Às vezes, nós nos sentimos cansados, frios e solitários na multidão. Podemos querer nos retirar para ficarmos sozinhos e nos aquecermos de novo, como fiz ao fechar as janelas e me sentar ao lado do fogo, protegido do vento frio e úmido. Os nossos sentidos são as nossas janelas para o mundo, e às vezes o vento sopra através deles e perturba tudo dentro de nós. Alguns de nós deixamos nossas janelas abertas o tempo inteiro, permitindo que as visões e os sons do mundo nos invadam, nos penetrem e exponham os nossos tristes e perturbados “eus”. Nós nos sentimos tão frios, solitários e amedrontados. Você já se pegou assistindo a um programa horrível na televisão, mas incapaz de desligá-lo? Os barulhos estridentes, as explosões do fogo de artilharia, são perturbadores. No entanto, você não se levanta e desliga a TV. Por que você se tortura dessa maneira? Você não quer fechar as janelas? Tem medo da solidão – o vazio e solidão que você pode se deparar ao se ver sozinho?

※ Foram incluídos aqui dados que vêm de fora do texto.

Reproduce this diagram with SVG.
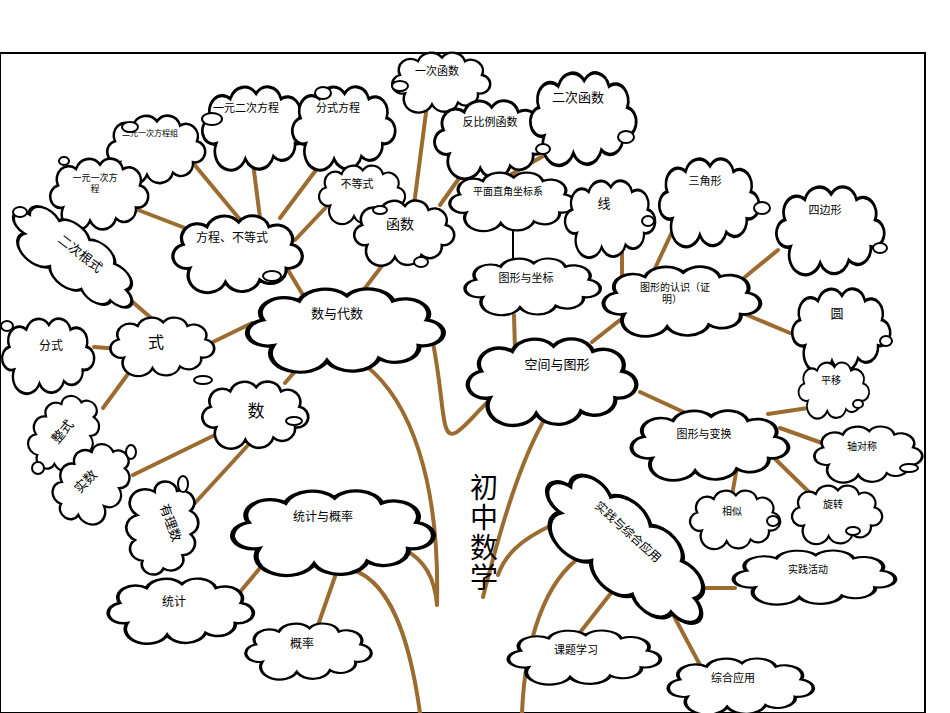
<svg xmlns="http://www.w3.org/2000/svg" width="950" height="713" viewBox="0 0 950 713">
<style>
.c{fill:#fff;stroke:#000;stroke-width:2.5;vector-effect:non-scaling-stroke}
.t{font-family:"Liberation Sans","Noto Sans CJK SC",sans-serif;font-size:11px;text-anchor:middle;fill:#000}
.l{stroke:#9c6b30;stroke-width:4;fill:none;stroke-linecap:round}
.sp{fill:#fff;stroke:#000;stroke-width:2}
</style>
<defs>
<path id="cl" d="M15,45 A10,10 0 0 1 10,25 A12,12 0 0 1 28,10 A14,14 0 0 1 52,6 A13,13 0 0 1 75,10 A12,12 0 0 1 92,25 A10,10 0 0 1 88,45 A12,12 0 0 1 68,55 A14,14 0 0 1 42,57 A12,12 0 0 1 15,45 Z"/>
</defs>
<rect x="0" y="53" width="925" height="660" fill="#fff" stroke="#000" stroke-width="2"/>
<g id="connectors">
<path class="l" d="M427,105L414,205M465,170L440,205M545,155L510,175M514,315L515,350M622,243L622,298M672,232L651,277M778,250L745,277M740,312L790,333M620,320L592,342M640,392L690,415M808,408L768,414M780,428L822,443M738,462L732,495M768,452L810,493M388,258L362,292M285,265L318,320M253,163L260,218M322,162L280,218M193,163L242,222M133,208L185,228M330,203L295,240M128,298L165,330M94,347L133,350M213,342L252,323M136,363L103,408M315,348L285,383M217,434L133,475M250,443L195,503M265,562L240,592M338,568L317,628M705,588L735,588M615,588L578,635M668,605L700,665"/>
<path d="M513,225L513,262" stroke="#000" stroke-width="2"/>
<path class="l" d="M432,338C445,400 440,440 455,433C465,428 478,410 490,400M365,365C410,400 440,480 437,605M547,415C520,460 500,530 483,597M552,525C520,540 505,555 498,575M345,568C390,575 410,640 420,713M405,550C425,560 435,580 437,605M583,555C545,580 525,640 522,713"/>
</g>
<g id="n1"><use href="#cl" class="c" transform="translate(390,52) scale(1,0.92)"/><text class="t" x="437" y="75">一次函数</text></g>
<g id="n2"><use href="#cl" class="c" transform="translate(200,86) scale(1.08,1.28)"/><text class="t" x="246" y="112">一元二次方程</text></g>
<g id="n3"><use href="#cl" class="c" transform="translate(290,86) scale(1.05,1.28)"/><text class="t" x="338" y="112">分式方程</text></g>
<g id="n4"><use href="#cl" class="c" transform="translate(105,115) scale(1,1.05)"/><text class="t" x="150" y="136" style="font-size:8px">二元一次方程组</text></g>
<g id="n5"><use href="#cl" class="c" transform="translate(48,158) scale(1,1.1)"/><text class="t" x="95" y="181" style="font-size:9px">一元一次方</text><text class="t" x="95" y="192" style="font-size:9px">程</text></g>
<g id="n6"><use href="#cl" class="c" transform="translate(317,165) scale(0.88,0.9)"/><text class="t" x="357" y="188">不等式</text></g>
<g id="n7"><use href="#cl" class="c" transform="translate(432,100) scale(1.15,1.2)"/><text class="t" x="490" y="126">反比例函数</text></g>
<g id="n8"><use href="#cl" class="c" transform="translate(528,72) scale(1.08,1.42)"/><text class="t" x="578" y="102" style="font-size:13px">二次函数</text></g>
<g id="n9"><use href="#cl" class="c" transform="translate(352,200) scale(1.02,1)"/><text class="t" x="400" y="229" style="font-size:14px">函数</text></g>
<g id="n10"><use href="#cl" class="c" transform="translate(170,215) scale(1.32,1.18)"/><text class="t" x="232" y="242" style="font-size:12px">方程、不等式</text></g>
<g id="n11"><use href="#cl" class="c" transform="translate(74,255) rotate(38) translate(-75,-27) scale(1.5,0.9)"/><text class="t" x="80" y="258" transform="rotate(38 80 254)" style="font-size:13px">二次根式</text></g>
<g id="n12"><use href="#cl" class="c" transform="translate(447,172) scale(1.28,0.9)"/><text class="t" x="508" y="195" style="font-size:10px">平面直角坐标系</text></g>
<g id="n13"><use href="#cl" class="c" transform="translate(563,180) scale(0.92,1.18)"/><text class="t" x="604" y="208" style="font-size:13px">线</text></g>
<g id="n14"><use href="#cl" class="c" transform="translate(657,158) scale(1.02,1.35)"/><text class="t" x="705" y="185">三角形</text></g>
<g id="n15"><use href="#cl" class="c" transform="translate(774,186) scale(1.1,1.35)"/><text class="t" x="825" y="214">四边形</text></g>
<g id="n16"><use href="#cl" class="c" transform="translate(462,258) scale(1.38,0.87)"/><text class="t" x="526" y="282">图形与坐标</text></g>
<g id="n17"><use href="#cl" class="c" transform="translate(600,266) scale(1.6,1.07)"/><text class="t" x="675" y="291" style="font-size:10px">图形的认识（证</text><text class="t" x="672" y="303" style="font-size:10px">明）</text></g>
<g id="n18"><use href="#cl" class="c" transform="translate(243,288) scale(2,1.28)"/><text class="t" x="337" y="318" style="font-size:13px">数与代数</text></g>
<g id="n19"><use href="#cl" class="c" transform="translate(108,317) scale(1.06,0.9)"/><text class="t" x="156" y="348" style="font-size:16px">式</text></g>
<g id="n20"><use href="#cl" class="c" transform="translate(0,318) scale(0.94,1.15)"/><text class="t" x="51" y="350" style="font-size:12px">分式</text></g>
<g id="n21"><use href="#cl" class="c" transform="translate(790,288) scale(1,1.28)"/><text class="t" x="837" y="318" style="font-size:13px">圆</text></g>
<g id="n22"><use href="#cl" class="c" transform="translate(464,338) scale(1.72,1.33)"/><text class="t" x="557" y="369" style="font-size:13px">空间与图形</text></g>
<g id="n23"><use href="#cl" class="c" transform="translate(797,362) scale(0.72,0.86)"/><text class="t" x="831" y="384" style="font-size:10px">平移</text></g>
<g id="n24"><use href="#cl" class="c" transform="translate(200,381) scale(1.08,1.03)"/><text class="t" x="256" y="417" style="font-size:17px">数</text></g>
<g id="n25"><use href="#cl" class="c" transform="translate(62,432) rotate(-50) translate(-42,-28) scale(0.84,0.95)"/><text class="t" x="63" y="436" transform="rotate(-50 63 432)" style="font-size:13px">整式</text></g>
<g id="n26"><use href="#cl" class="c" transform="translate(90,482) rotate(-45) translate(-45,-30) scale(0.9,1)"/><text class="t" x="86" y="486" transform="rotate(-45 86 482)" style="font-size:13px">实数</text></g>
<g id="n27"><use href="#cl" class="c" transform="translate(166,528) rotate(100) translate(-48,-32) scale(0.96,1.1)"/><text class="t" x="170" y="527" transform="rotate(70 170 523)" style="font-size:13px">有理数</text></g>
<g id="n28"><use href="#cl" class="c" transform="translate(628,410) scale(1.6,1.07)"/><text class="t" x="704" y="438">图形与变换</text></g>
<g id="n29"><use href="#cl" class="c" transform="translate(812,426) scale(1.1,0.86)"/><text class="t" x="862" y="450" style="font-size:10px">轴对称</text></g>
<g id="n30"><use href="#cl" class="c" transform="translate(228,490) scale(2.05,1.3)"/><text class="t" x="323" y="521" style="font-size:12px">统计与概率</text></g>
<g id="n31"><use href="#cl" class="c" transform="translate(688,490) scale(0.92,0.9)"/><text class="t" x="732" y="515" style="font-size:10px">相似</text></g>
<g id="n32"><use href="#cl" class="c" transform="translate(790,485) scale(0.92,0.9)"/><text class="t" x="833" y="508" style="font-size:10px">旋转</text></g>
<g id="n33"><use href="#cl" class="c" transform="translate(627,545) rotate(42) translate(-102,-38) scale(2.05,1.3)"/><text class="t" x="628" y="536" transform="rotate(42 628 532)" style="font-size:12px">实践与综合应用</text></g>
<g id="n34"><text class="t" style="font-size:28px" x="484" y="498">初</text><text class="t" style="font-size:28px" x="484" y="528">中</text><text class="t" style="font-size:28px" x="484" y="558">数</text><text class="t" style="font-size:28px" x="484" y="588">学</text></g>
<g id="n35"><use href="#cl" class="c" transform="translate(730,550) scale(1.65,0.83)"/><text class="t" x="808" y="573" style="font-size:10px">实践活动</text></g>
<g id="n36"><use href="#cl" class="c" transform="translate(105,578) scale(1.48,1)"/><text class="t" x="174" y="606" style="font-size:12px">统计</text></g>
<g id="n37"><use href="#cl" class="c" transform="translate(243,623) scale(1.28,0.86)"/><text class="t" x="302" y="648" style="font-size:12px">概率</text></g>
<g id="n38"><use href="#cl" class="c" transform="translate(505,630) scale(1.55,0.83)"/><text class="t" x="576" y="654">课题学习</text></g>
<g id="n39"><use href="#cl" class="c" transform="translate(665,658) scale(1.48,0.86)"/><text class="t" x="733" y="682">综合应用</text></g>
<g id="deco">
<ellipse class="sp" cx="400" cy="86" rx="8" ry="5"/><ellipse class="sp" cx="323" cy="93" rx="8" ry="6"/><ellipse class="sp" cx="130" cy="127" rx="8" ry="5"/><ellipse class="sp" cx="212" cy="119" rx="10" ry="6"/><ellipse class="sp" cx="64" cy="161" rx="5" ry="4"/><ellipse class="sp" cx="20" cy="212" rx="7" ry="5"/><ellipse class="sp" cx="380" cy="210" rx="7" ry="4"/><ellipse class="sp" cx="272" cy="276" rx="9" ry="5"/><ellipse class="sp" cx="421" cy="262" rx="7" ry="5"/><ellipse class="sp" cx="626" cy="137" rx="8" ry="6"/><ellipse class="sp" cx="543" cy="149" rx="7" ry="5"/><ellipse class="sp" cx="648" cy="221" rx="6" ry="5"/><ellipse class="sp" cx="762" cy="208" rx="8" ry="6"/><ellipse class="sp" cx="880" cy="248" rx="7" ry="5"/><ellipse class="sp" cx="886" cy="341" rx="6" ry="5"/><ellipse class="sp" cx="7" cy="326" rx="6" ry="5"/><ellipse class="sp" cx="203" cy="380" rx="9" ry="4"/><ellipse class="sp" cx="294" cy="421" rx="8" ry="4"/><ellipse class="sp" cx="38" cy="468" rx="6" ry="6"/><ellipse class="sp" cx="131" cy="452" rx="5" ry="7"/><ellipse class="sp" cx="183" cy="484" rx="5" ry="8"/><ellipse class="sp" cx="858" cy="404" rx="5" ry="4"/><ellipse class="sp" cx="909" cy="468" rx="9" ry="4"/><ellipse class="sp" cx="773" cy="521" rx="6" ry="5"/><ellipse class="sp" cx="853" cy="531" rx="7" ry="4"/>
</g>
</svg>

Enquanto assistimos a um programa de TV ruim, nós nos tornamos aquele programa de TV. Nós somos o que sentimos e percebemos. Se estivermos com raiva, somos a raiva. Se estivermos apaixonados, somos a paixão. Se olharmos para um pico de montanha coberto de neve, nós somos a montanha. Podemos ser qualquer coisa que quisermos, então por que abrimos as nossas janelas aos programas ruins de TV, feitos por produtores sensacionalistas em busca de dinheiro fácil, programas que trituram nosso coração, fecham os nossos punhos e nos deixam exauridos? Quem permite que estes programas de televisão sejam criados e assistidos até mesmo por pessoas muito jovens? Somos nós! Somos muito pouco exigentes, demasiadamente dispostos a assistir a qualquer coisa que esteja passando na tela, solitários demais, preguiçosos ou entediados demais para criar nossas próprias vidas. Ligamos a TV e a deixamos ligada, permitindo que outra pessoa nos guie, nos modele e nos destrua. Perder-se dessa maneira significa deixar nosso destino nas mãos dos outros que podem não estar agindo com responsabilidade. Devemos estar cientes de quais programas prejudicam nossos sistemas nervosos, mentes e corações, e quais programas nos beneficiam.

É claro que eu não estou falando somente de TV. À nossa volta, quantos atrativos são preparados por colegas nossos e até nós mesmos? Em um único dia, quantas vezes nos perdemos e nos dispersamos por causa deles? Devemos ser muito cuidadosos para proteger nosso destino e a nossa paz. Eu não estou sugerindo que simplesmente fechemos todas as nossas janelas, pois há muitos milagres no mundo, que chamamos de “externo”. Nós podemos abrir nossas janelas para esses milagres e olhar para qualquer um deles com consciência. Desse modo, mesmo enquanto estivermos sentados à beira de um riacho fluido e límpido, ouvindo músicas belas ou assistindo a um ótimo filme, não precisamos ficar completamente perdidos na água corrente, na música ou no filme. Podemos continuar conscientes de nós mesmos e da nossa respiração. Com o sol da consciência brilhando dentro de nós, podemos evitar a maioria dos perigos. O riacho será mais puro, a música mais harmoniosa e a alma do cineasta completamente visível.

Enquanto meditadores-iniciantes, pode ser que queiramos ir embora da cidade e ir para o campo a fim de ajudar a fechar as janelas que incomodam o nosso espírito. Lá poderemos nos tornar unos com a tranquilidade da floresta, e nos redescobrir e nos restaurar, sem sermos varridos pelo caos do “mundo exterior”. A selva revigorante e silenciosa nos ajuda a permanecer conscientes, e quando nossa consciência estiver bem enraizada e pudermos mantê-la sem vacilo, podemos decidir voltar à cidade e lá permanecer, menos perturbados. Mas às vezes não podemos deixar a cidade, e temos que encontrar os elementos calmos e revigorantes capazes de nos curar, bem no meio de nossas vidas atarefadas. Podemos querer ir visitar um bom amigo que possa nos consolar, ou dar uma caminhada num parque e apreciar as árvores e a brisa refrescante. Quer estejamos na cidade, no campo ou no deserto, precisamos nos sustentar escolhendo cuidadosamente nosso ambiente, e nutrindo nossa consciência a todo instante.